I'm Kyle, a software engineer based in Tahoe, originally from the Bay Area.

Outside of work, I'm usually traveling, snowboarding, hiking, biking, camping, taking salsa lessons, working out, or spending as much time on the lake as possible. I like building things, staying active, and keeping life relatively simple.

Napkin Math sits at the intersection of all of that: curiosity, practicality, and long-term thinking.

Why Napkin Math Exists

Before becoming a software engineer, I worked as a bartender and restaurant manager. I've always lived frugally, even now, and I relied heavily on free tools on the internet to make smarter financial decisions.

Most of the time, I wasn't doing anything complicated. I was running quick projections to keep myself on track for both short-term needs and long-term goals.

  • Am I still on track?
  • What happens if I do X instead of Y?
  • How does this decision affect me five or ten years from now?
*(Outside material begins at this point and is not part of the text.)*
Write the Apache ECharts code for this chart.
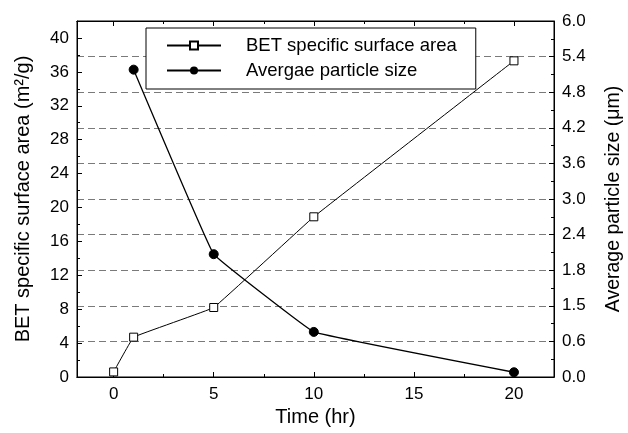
<!DOCTYPE html>
<html>
<head>
<meta charset="utf-8">
<script src="https://cdn.jsdelivr.net/npm/echarts@6/dist/echarts.min.js"></script>
<style>
  html, body { margin: 0; padding: 0; background: #fff; }
  #chart { width: 628px; height: 433px; }
</style>
</head>
<body>
<div id="chart"></div>
<script>
// data
var timeHr = [0, 1, 5, 10, 20];
var betArea = [0.6, 4.7, 8.2, 18.9, 37.3];
var particleTime = [1, 5, 10, 20];
var particleSize = [5.18, 2.07, 0.76, 0.08];
// tick positions
var xMajorTicks = [0, 5, 10, 15, 20];
var xMinorTicks = [-2.5, 2.5, 7.5, 12.5, 17.5];
// right axis tick labels as printed (the 1.2 tick reads "1.5" in the original)
var rightTickLabels = ['0.0', '0.6', '1.5', '1.8', '2.4', '3.0', '3.6', '4.2', '4.8', '5.4', '6.0'];

var myChart = echarts.init(document.getElementById('chart'));

var font = 'Liberation Sans, Arial, sans-serif';
var xMin = -1.83, xMax = 22;

// builds one x axis (bottom/top, major/minor ticks)
function xAxisOf(pos, ticks, len, withLabel) {
    return {
        type: 'value',
        position: pos,
        min: xMin,
        max: xMax,
        name: withLabel ? 'Time (hr)' : '',
        nameLocation: 'middle',
        nameGap: 30,
        nameTextStyle: { fontSize: 20, color: '#000', fontFamily: font },
        axisLine: { onZero: false, lineStyle: { color: '#000' } },
        axisTick: { inside: true, length: len, customValues: ticks, lineStyle: { color: '#000' } },
        axisLabel: withLabel ? { fontSize: 17, color: '#000', margin: 9, customValues: ticks } : { show: false },
        splitLine: { show: false }
    };
}

option = {
    backgroundColor: '#fff',
    animation: false,
    textStyle: { fontFamily: font },
    grid: {
        left: 77,
        right: 74,
        top: 21,
        bottom: 56,
        outerBoundsMode: 'none',
        show: true,
        borderColor: '#000',
        borderWidth: 1
    },
    legend: {
        left: 146,
        top: 28,
        orient: 'vertical',
        backgroundColor: '#fff',
        borderColor: '#000',
        borderWidth: 1,
        padding: [8, 19, 9, 20],
        itemGap: 6,
        itemWidth: 54,
        itemHeight: 10,
        textStyle: { fontSize: 18.5, color: '#000', fontFamily: font, padding: [0, 0, 0, 20] },
        data: ['BET specific surface area', 'Avergae particle size']
    },
    xAxis: [
        xAxisOf('bottom', xMajorTicks, 5, true),
        xAxisOf('bottom', xMinorTicks, 3, false),
        xAxisOf('top', xMajorTicks, 5, false),
        xAxisOf('top', xMinorTicks, 3, false)
    ],
    yAxis: [{
        type: 'value',
        min: 0,
        max: 42,
        interval: 4,
        name: 'BET specific surface area (m²/g)',
        nameLocation: 'middle',
        nameGap: 44,
        nameTextStyle: { fontSize: 20, color: '#000', fontFamily: font },
        axisLine: { show: true, onZero: false, lineStyle: { color: '#000' } },
        axisTick: { inside: true, length: 5, lineStyle: { color: '#000' } },
        minorTick: { show: true, splitNumber: 2, length: 3, lineStyle: { color: '#000' } },
        axisLabel: {
            fontSize: 17, color: '#000', margin: 8,
            formatter: function (v) { return v > 40 ? '' : String(v); }
        },
        splitLine: { show: false }
    }, {
        type: 'value',
        position: 'right',
        min: 0,
        max: 6,
        interval: 0.6,
        name: 'Average particle size (μm)',
        nameLocation: 'middle',
        nameGap: 50,
        nameRotate: 90,
        nameTextStyle: { fontSize: 19.5, color: '#000', fontFamily: font },
        axisLine: { show: true, onZero: false, lineStyle: { color: '#000' } },
        axisTick: { inside: true, length: 5, lineStyle: { color: '#000' } },
        minorTick: { show: true, splitNumber: 2, length: 3, lineStyle: { color: '#000' } },
        axisLabel: {
            fontSize: 17, color: '#000', margin: 8,
            formatter: function (v) { return rightTickLabels[Math.round(v / 0.6)]; }
        },
        splitLine: { show: true, lineStyle: { color: '#7a7a7a', type: [7, 4], width: 1 } }
    }],
    series: [{
        name: 'BET specific surface area',
        type: 'line',
        xAxisIndex: 0,
        yAxisIndex: 0,
        smooth: 0.05,
        symbol: 'rect',
        symbolSize: 8,
        itemStyle: { color: '#fff', borderColor: '#000', borderWidth: 1 },
        lineStyle: { color: '#000', width: 1 },
        data: timeHr.map(function (t, i) { return [t, betArea[i]]; })
    }, {
        name: 'Avergae particle size',
        type: 'line',
        xAxisIndex: 0,
        yAxisIndex: 1,
        smooth: 0.05,
        symbol: 'circle',
        symbolSize: 9,
        itemStyle: { color: '#000', borderColor: '#000' },
        lineStyle: { color: '#000', width: 1.3 },
        data: particleTime.map(function (t, i) { return [t, particleSize[i]]; })
    }]
};

myChart.setOption(option);
</script>
</body>
</html>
Napkin Math is my attempt to make those kinds of tools easier to access, easier to understand, and easier to find.

The core idea

Directionally-correct math beats guesswork, especially when decisions are big.

A Non-Linear Path

I graduated from Berkeley in 2015 and was originally on track to go to law school. But after seriously researching legal careers, I realized I wasn't passionate about the work. Just as importantly, I was uneasy about taking on a massive amount of student loan debt for something I wasn't sure I wanted to do.
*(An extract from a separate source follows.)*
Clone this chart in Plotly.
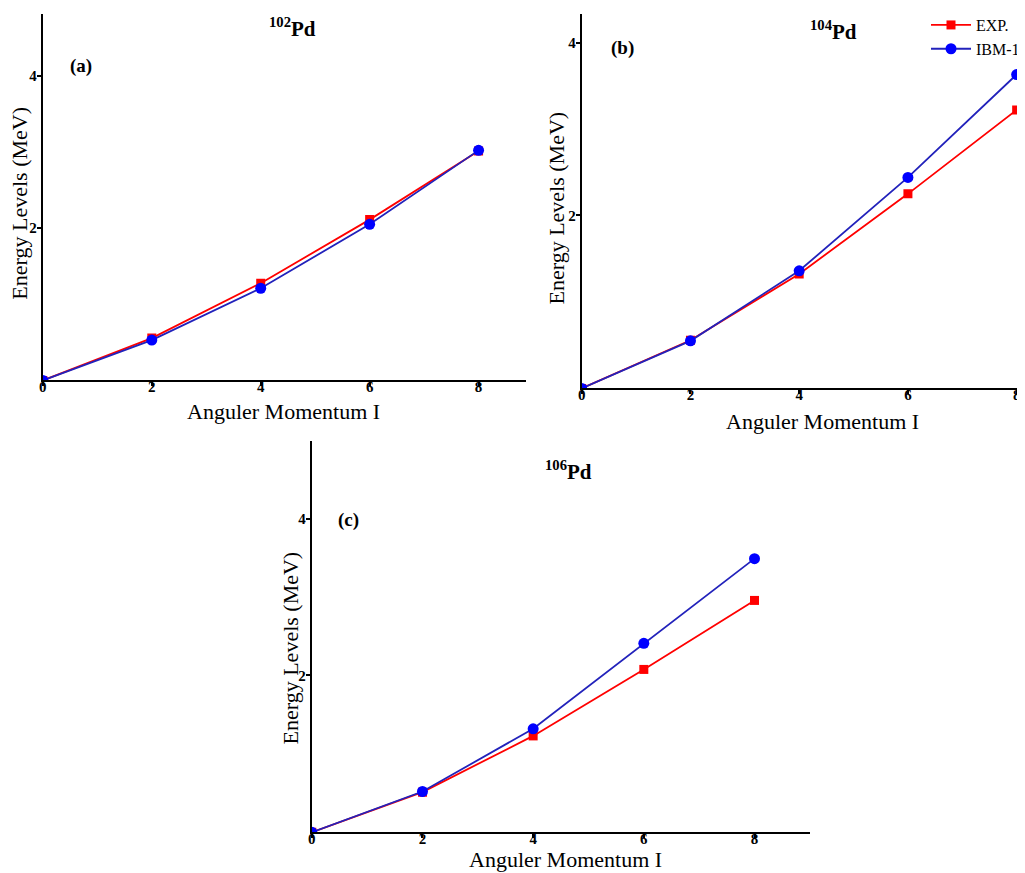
import plotly.graph_objects as go

# ---- data ----
spins = [0, 2, 4, 6, 8]
exp_102 = [0, 0.556, 1.276, 2.111, 3.013]
ibm_102 = [0, 0.53, 1.21, 2.05, 3.02]
exp_104 = [0, 0.556, 1.324, 2.250, 3.22]
ibm_104 = [0, 0.55, 1.36, 2.44, 3.63]
exp_106 = [0, 0.512, 1.229, 2.077, 2.957]
ibm_106 = [0, 0.52, 1.32, 2.41, 3.49]
x_ticks = [0, 2, 4, 6, 8]
y_ticks = [2, 4]
panels = [
    ("a", "102", exp_102, ibm_102),
    ("b", "104", exp_104, ibm_104),
    ("c", "106", exp_106, ibm_106),
]

# page has an 8px body margin; figure sized so it ends at the window edge
OFF = 8
W, H = 1025 - OFF, 873 - OFF
RED = "#FF0000"
BLUE_LINE = "#2222BB"
BLUE_MARK = "#0000FF"
SERIF = "Liberation Serif, Times New Roman, serif"


def px(x):
    return (x - OFF) / W


def py(y):
    return 1 - (y - OFF) / H


# reference pixel boxes (left, right, top, bottom) and axis maxima
boxes = {
    "a": (43, 528, 8, 377, 8.87, 4.81),
    "b": (584, 1025, 8, 385, 8.08, 4.33),
    "c": (313, 813, 438, 832, 9.0, 4.99),
}

fig = go.Figure()
for i, (key, mass, exp, ibm) in enumerate(panels):
    sfx = "" if i == 0 else str(i + 1)
    l, r, t, b, xmax, ymax = boxes[key]
    fig.add_trace(go.Scatter(
        x=spins, y=exp, mode="lines+markers", name="EXP.",
        line=dict(color=RED, width=1.8),
        marker=dict(symbol="square", size=9, color=RED),
        xaxis="x" + sfx, yaxis="y" + sfx, showlegend=(key == "b"),
    ))
    fig.add_trace(go.Scatter(
        x=spins, y=ibm, mode="lines+markers", name="IBM-1",
        line=dict(color=BLUE_LINE, width=1.8),
        marker=dict(symbol="circle", size=11, color=BLUE_MARK),
        xaxis="x" + sfx, yaxis="y" + sfx, showlegend=(key == "b"),
    ))
    axis_common = dict(
        showgrid=False, zeroline=False, showline=True, linecolor="black",
        linewidth=2, ticks="outside", ticklen=4, tickwidth=1.5, tickcolor="black",
        tickfont=dict(family=SERIF, size=15, color="black", weight="bold"),
        automargin=False,
    )
    fig.layout["xaxis" + sfx] = dict(
        axis_common,
        domain=[px(l), min(px(r), 1.0)], range=[0, xmax], tickvals=x_ticks,
        anchor="y" + sfx, ticklabelstandoff=-12,
    )
    fig.layout["yaxis" + sfx] = dict(
        axis_common,
        domain=[py(b), py(t)], range=[0, ymax], tickvals=y_ticks,
        anchor="x" + sfx, ticklabelstandoff=-3,
    )

# axis titles, panel titles and panel labels (reference pixel centres)
xtitle_pos = {"a": (285, 408), "b": (826, 418), "c": (568, 859)}
ytitle_pos = {"a": (20, 198), "b": (559, 203), "c": (292, 646)}
title_pos = {"a": (294, 22), "b": (837, 25), "c": (571, 468)}
label_pos = {"a": (81, 60), "b": (625, 42), "c": (350, 518)}
for key, mass, _, _ in panels:
    x0, y0 = xtitle_pos[key]
    fig.add_annotation(
        x=px(x0), y=py(y0), xref="paper", yref="paper", showarrow=False,
        xanchor="center", yanchor="middle", text="Anguler Momentum I",
        font=dict(family=SERIF, size=22, color="black"),
    )
    x0, y0 = ytitle_pos[key]
    fig.add_annotation(
        x=px(x0), y=py(y0), xref="paper", yref="paper", showarrow=False,
        xanchor="center", yanchor="middle", textangle=-90,
        text="Energy Levels (MeV)",
        font=dict(family=SERIF, size=22, color="black"),
    )
    tx, ty = title_pos[key]
    fig.add_annotation(
        x=px(tx), y=py(ty), xref="paper", yref="paper", showarrow=False,
        xanchor="center", yanchor="middle",
        text=f"<b><sup>{mass}</sup>Pd</b>",
        font=dict(family=SERIF, size=21, color="black"),
    )
    lx, ly = label_pos[key]
    fig.add_annotation(
        x=px(lx), y=py(ly), xref="paper", yref="paper", showarrow=False,
        xanchor="center", yanchor="middle",
        text=f"<b>({key})</b>",
        font=dict(family=SERIF, size=19, color="black"),
    )

fig.update_layout(
    width=W, height=H,
    margin=dict(l=0, r=0, t=0, b=0),
    paper_bgcolor="white", plot_bgcolor="white",
    legend=dict(
        x=px(930), y=1 + 6 / H, xanchor="left", yanchor="top",
        font=dict(family=SERIF, size=16, color="black"),
        bgcolor="rgba(0,0,0,0)", tracegroupgap=0, itemwidth=40,
    ),
)

fig.write_html("out.html")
The cost mattered. A lot. Committing to decades of repayment without conviction didn't feel like a responsible tradeoff.

Instead of forcing a path that didn't feel right, I chose a different one.

I saved aggressively and spent nearly three years backpacking through Latin America to learn Spanish and explore. Before I left, I ran endless calculations: how much I could spend per day, how changes in lifestyle would affect my runway, and what it would take to extend the trip as long as possible while staying within (or ahead of) my budget.
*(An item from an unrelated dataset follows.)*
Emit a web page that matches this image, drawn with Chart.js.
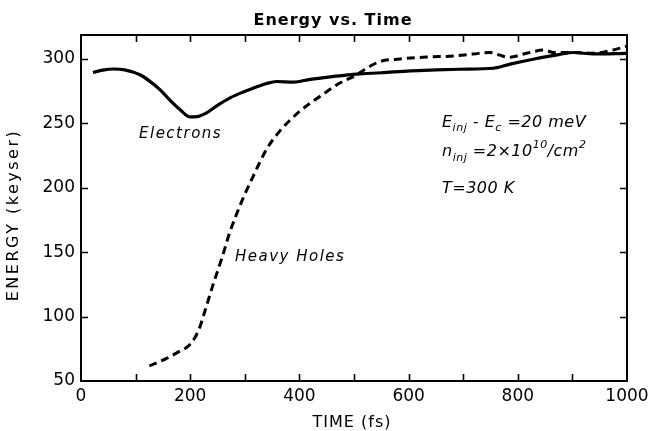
<!DOCTYPE html>
<html>
<head>
<meta charset="utf-8">
<script src="https://cdn.jsdelivr.net/npm/chart.js@4/dist/chart.umd.min.js"></script>
<style>
  html, body { margin: 0; padding: 0; background: #fff; }
  #wrap { width: 650px; height: 431px; }
</style>
</head>
<body>
<div id="wrap"><canvas id="c" width="650" height="431"></canvas></div>
<script>
// ---- data ----
const electronTime   = [22, 40, 59, 80, 108, 125, 145, 163, 181, 200, 212, 230, 250, 273, 295, 316, 340, 358, 389, 420, 460, 505, 550, 603, 650, 694, 755, 786, 828, 877, 902, 938, 1000];
const electronEnergy = [289.5, 291.3, 292.2, 291.5, 287.7, 283, 276, 268, 260.8, 255, 255.2, 258.2, 264, 269.8, 274, 277.4, 281, 282.5, 282, 284.2, 286.3, 288.3, 289.3, 290.8, 291.5, 292, 292.8, 296, 299.8, 303.6, 305, 303.9, 304.4];

const holeTime   = [125, 156, 180, 200, 216, 226, 242, 258, 273, 294, 316, 340, 364, 401, 438, 474, 505, 523, 548, 584, 633, 682, 718, 749, 767, 783, 816, 847, 865, 902, 938, 975, 1000];
const holeEnergy = [61.7, 67.4, 73, 78.5, 90, 103, 125, 145.4, 166, 189, 209.5, 230, 244, 259.5, 271, 281.3, 287.7, 292.8, 298, 300, 301.5, 302.3, 303.8, 305.1, 303, 301.3, 304.4, 306.9, 305.1, 305.1, 304.4, 307, 310];

const xTickValues = [0, 200, 400, 600, 800, 1000];
const yTickValues = [50, 100, 150, 200, 250, 300];
const xMinorTicks = [100, 200, 300, 400, 500, 600, 700, 800, 900];
const yMinorTicks = [100, 150, 200, 250, 300];

const FONT = "'DejaVu Sans', sans-serif";

const framePlugin = {
  id: 'frame',
  afterDraw(chart) {
    const ctx = chart.ctx;
    const a = chart.chartArea;
    const xs = chart.scales.x, ys = chart.scales.y;
    ctx.save();
    ctx.strokeStyle = '#000';
    ctx.lineWidth = 2;
    ctx.strokeRect(a.left, a.top, a.right - a.left, a.bottom - a.top);
    ctx.lineWidth = 1.6;
    const tl = 7;
    ctx.beginPath();
    xMinorTicks.forEach(v => {
      const px = Math.round(xs.getPixelForValue(v)) + 0.5;
      ctx.moveTo(px, a.bottom); ctx.lineTo(px, a.bottom - tl);
      ctx.moveTo(px, a.top); ctx.lineTo(px, a.top + tl);
    });
    yMinorTicks.forEach(v => {
      const py = Math.round(ys.getPixelForValue(v)) + 0.5;
      ctx.moveTo(a.left, py); ctx.lineTo(a.left + tl, py);
      ctx.moveTo(a.right, py); ctx.lineTo(a.right - tl, py);
    });
    ctx.stroke();

    ctx.fillStyle = '#000';
    ctx.textBaseline = 'middle';
    ctx.textAlign = 'center';
    // title
    ctx.font = "bold 16px " + FONT;
    ctx.letterSpacing = '1px';
    ctx.fillText('Energy vs. Time', 333, 21);
    // x title
    ctx.font = "16px " + FONT;
    ctx.letterSpacing = '1px';
    ctx.fillText('TIME (fs)', 352, 423);
    // y title
    ctx.save();
    ctx.translate(14, 215);
    ctx.rotate(-Math.PI / 2);
    ctx.letterSpacing = '2.5px';
    ctx.fillText('ENERGY (keyser)', 0, 0);
    ctx.restore();

    // curve labels
    ctx.letterSpacing = '1.5px';
    ctx.font = "italic 15px " + FONT;
    ctx.textAlign = 'left';
    ctx.fillText('Electrons', 139, 134);
    ctx.fillText('Heavy Holes', 235, 257);

    // annotation block with sub/superscripts
    ctx.textBaseline = 'alphabetic';
    const big = "italic 16px " + FONT;
    const small = "italic 11px " + FONT;
    function run(parts, x, y) {
      parts.forEach(p => {
        ctx.font = p[1] === 0 ? big : small;
        ctx.fillText(p[0], x, y + p[1]);
        x += ctx.measureText(p[0]).width;
      });
    }
    ctx.letterSpacing = '0.5px';
    run([['E', 0], ['inj', 4], [' - ', 0], ['E', 0], ['c', 4], [' =20 meV', 0]], 442, 127);
    run([['n', 0], ['inj', 5], [' =2×10', 0], ['10', -8], ['/cm', 0], ['2', -8]], 442, 156);
    run([['T=300 K', 0]], 442, 193);
    ctx.restore();
  }
};

const ctx = document.getElementById('c').getContext('2d');
new Chart(ctx, {
  type: 'line',
  data: {
    datasets: [
      {
        label: 'Electrons',
        data: electronTime.map((t, i) => ({ x: t, y: electronEnergy[i] })),
        borderColor: '#000',
        borderWidth: 3.2,
        pointRadius: 0,
        cubicInterpolationMode: 'monotone',
        fill: false
      },
      {
        label: 'Heavy Holes',
        data: holeTime.map((t, i) => ({ x: t, y: holeEnergy[i] })),
        borderColor: '#000',
        borderWidth: 3,
        borderDash: [8, 5],
        pointRadius: 0,
        cubicInterpolationMode: 'monotone',
        fill: false
      }
    ]
  },
  options: {
    responsive: false,
    animation: false,
    devicePixelRatio: 1,
    layout: { padding: { left: 0, top: 35, right: 23, bottom: 0 } },
    plugins: {
      legend: { display: false },
      title: { display: false },
      tooltip: { enabled: false }
    },
    scales: {
      x: {
        type: 'linear',
        min: 0, max: 1000,
        grid: { display: false, drawTicks: false },
        border: { display: false },
        afterFit: s => { s.height = 50; s.paddingLeft = 0; s.paddingRight = 0; },
        afterBuildTicks: s => { s.ticks = xTickValues.map(v => ({ value: v })); },
        ticks: { color: '#000', padding: 5, maxRotation: 0, autoSkip: false, font: { family: FONT, size: 17 }, callback: v => String(v) }
      },
      y: {
        type: 'linear',
        min: 50, max: 318.6,
        grid: { display: false, drawTicks: false },
        border: { display: false },
        afterFit: s => { s.width = 81; s.paddingTop = 0; s.paddingBottom = 0; },
        afterBuildTicks: s => { s.ticks = yTickValues.map(v => ({ value: v })); },
        ticks: { color: '#000', padding: 6, autoSkip: false, font: { family: FONT, size: 17 }, callback: v => String(v) }
      }
    }
  },
  plugins: [framePlugin]
});
</script>
</body>
</html>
Those projections weren't fancy. They were simple models built to answer practical questions:

  • Can I afford this today and still be okay six months from now?
  • What happens if I slow down, or speed up?
  • How much flexibility do I actually have?

That way of thinking, balancing freedom, constraints, and long-term consequences, shaped how I approach both life decisions and money. All that saving and budgeting paid off in a big way. It facilitated an awesome three-year stint traveling through Latin America, and it was one of the best things I've ever done. When I came back, I was bilingual, had a ton of once-in-a-lifetime experiences under my belt, and had a clear track to change careers.

Toward the end of my travels in 2019, after meeting a lot of digital nomads and people building unconventional careers, I decided to transition into software development. I found that I genuinely enjoyed building systems, thinking in tradeoffs, and turning rough ideas into something useful. Those same instincts had guided me through years of planning and self-directed problem solving.

What Napkin Math Is (and Isn't)

Napkin Math is

  • A collection of simple, transparent financial calculators
  • Built to help you reason about decisions, not optimize for perfection
  • Focused on clarity over complexity

Napkin Math is not

  • Financial advice
  • A get-rich-quick platform
  • A black box full of magic assumptions

The Philosophy

Most meaningful financial decisions don't require perfect precision. They require directionally correct thinking, reasonable assumptions, and a clear understanding of tradeoffs.

If a quick model can help you avoid a bad decision or feel more confident about a good one, it's doing its job.

That's Napkin Math.

Friendly disclaimer

Napkin Math is for educational purposes only and isn't financial advice. Always do your own research and consider speaking with a qualified professional for major decisions.